> **Exercise objective**:
Begin with the first line and repeat exactly through the line containing "ax.spines['bottom'].set_linewidth(2)"; leave every image out.

> **Dataset extract**:
++++++++++++++++++++
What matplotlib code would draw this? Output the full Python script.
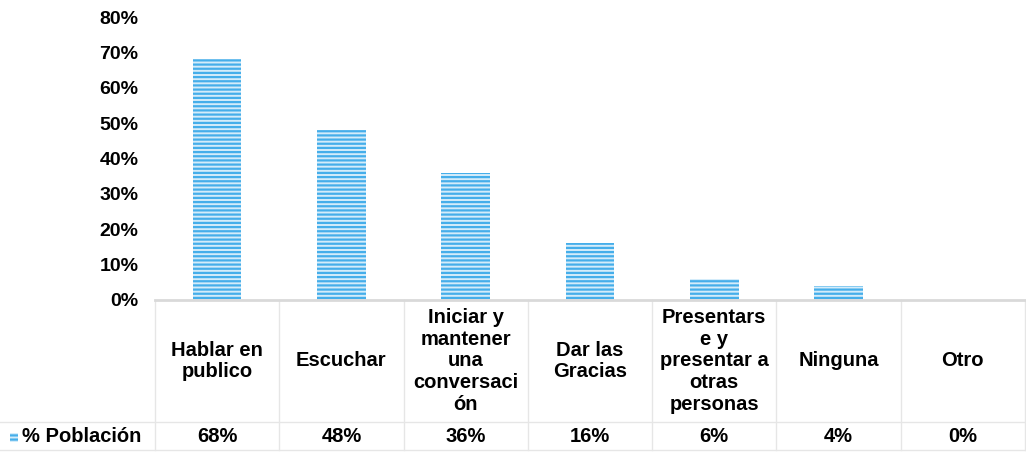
import matplotlib.pyplot as plt
import numpy as np

plt.rcParams['font.family'] = ['Liberation Sans', 'DejaVu Sans']
plt.rcParams['font.weight'] = 'bold'
plt.rcParams['hatch.linewidth'] = 1.6

categorias = ["Hablar en\npublico", "Escuchar", "Iniciar y\nmantener\nuna\nconversaci\nón",
              "Dar las\nGracias", "Presentars\ne y\npresentar a\notras\npersonas",
              "Ninguna", "Otro"]
valores = [68, 48, 36, 16, 6, 4, 0]
etiquetas = ["68%", "48%", "36%", "16%", "6%", "4%", "0%"]
serie = "% Población"

fs = 14.5

fig = plt.figure(figsize=(10.26, 4.54), dpi=100)
ax = fig.add_axes([155 / 1026, 1 - 300 / 454, 870 / 1026, 283 / 454])

x = np.arange(len(categorias))
ax.bar(x, valores, width=0.39, facecolor='#d4ecfa', edgecolor='#45aeea',
       linewidth=0, hatch='----')

ax.set_xlim(-0.5, len(categorias) - 0.5)
ax.set_ylim(0, 80)
ax.set_yticks(range(0, 81, 10))
ax.set_yticklabels([f"{v}%" for v in range(0, 81, 10)], fontsize=14, fontweight='bold')
ax.tick_params(axis='y', length=0, pad=12)
ax.set_xticks([])
for s in ['top', 'right', 'left']:
    ax.spines[s].set_visible(False)
ax.spines['bottom'].set_color('#d9d9d9')
ax.spines['bottom'].set_linewidth(2)

# table under the chart
fila = -122 / 283
fondo = -150 / 283
grid = '#e6e6e6'
tr = ax.get_xaxis_transform()
for b in np.arange(len(categorias) + 1) - 0.5:
    ax.plot([b, b], [0, fondo], color=grid, lw=1, transform=tr, clip_on=False)
ax.plot([-0.5 - 155 / 124.5, len(categorias) - 0.5], [fila, fila], color=grid, lw=1,
        transform=tr, clip_on=False)
ax.plot([-0.5 - 155 / 124.5, len(categorias) - 0.5], [fondo, fondo], color=grid, lw=1,
        transform=tr, clip_on=False)

for i, (c, e) in enumerate(zip(categorias, etiquetas)):
    ax.text(i, fila / 2, c, ha='center', va='center', fontsize=fs, fontweight='bold',
            linespacing=1.18, transform=tr)
    ax.text(i, (fila + fondo) / 2, e, ha='center', va='center', fontsize=fs,
            fontweight='bold', transform=tr)

# legend key
fig.patches.append(plt.Rectangle((10 / 1026, 1 - 442 / 454), 8 / 1026, 9 / 454,
                                 transform=fig.transFigure, facecolor='#d4ecfa',
                                 edgecolor='#45aeea', linewidth=0, hatch='----'))
fig.text(22 / 1026, 1 - 437 / 454, serie, ha='left', va='center', fontsize=fs,
         fontweight='bold')

fig.savefig('out.png', dpi=100)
++++++++++++++++++++
> **Expected answer**:
What matplotlib code would draw this? Output the full Python script.
import matplotlib.pyplot as plt
import numpy as np

plt.rcParams['font.family'] = ['Liberation Sans', 'DejaVu Sans']
plt.rcParams['font.weight'] = 'bold'
plt.rcParams['hatch.linewidth'] = 1.6

categorias = ["Hablar en\npublico", "Escuchar", "Iniciar y\nmantener\nuna\nconversaci\nón",
              "Dar las\nGracias", "Presentars\ne y\npresentar a\notras\npersonas",
              "Ninguna", "Otro"]
valores = [68, 48, 36, 16, 6, 4, 0]
etiquetas = ["68%", "48%", "36%", "16%", "6%", "4%", "0%"]
serie = "% Población"

fs = 14.5

fig = plt.figure(figsize=(10.26, 4.54), dpi=100)
ax = fig.add_axes([155 / 1026, 1 - 300 / 454, 870 / 1026, 283 / 454])

x = np.arange(len(categorias))
ax.bar(x, valores, width=0.39, facecolor='#d4ecfa', edgecolor='#45aeea',
       linewidth=0, hatch='----')

ax.set_xlim(-0.5, len(categorias) - 0.5)
ax.set_ylim(0, 80)
ax.set_yticks(range(0, 81, 10))
ax.set_yticklabels([f"{v}%" for v in range(0, 81, 10)], fontsize=14, fontweight='bold')
ax.tick_params(axis='y', length=0, pad=12)
ax.set_xticks([])
for s in ['top', 'right', 'left']:
    ax.spines[s].set_visible(False)
ax.spines['bottom'].set_color('#d9d9d9')
ax.spines['bottom'].set_linewidth(2)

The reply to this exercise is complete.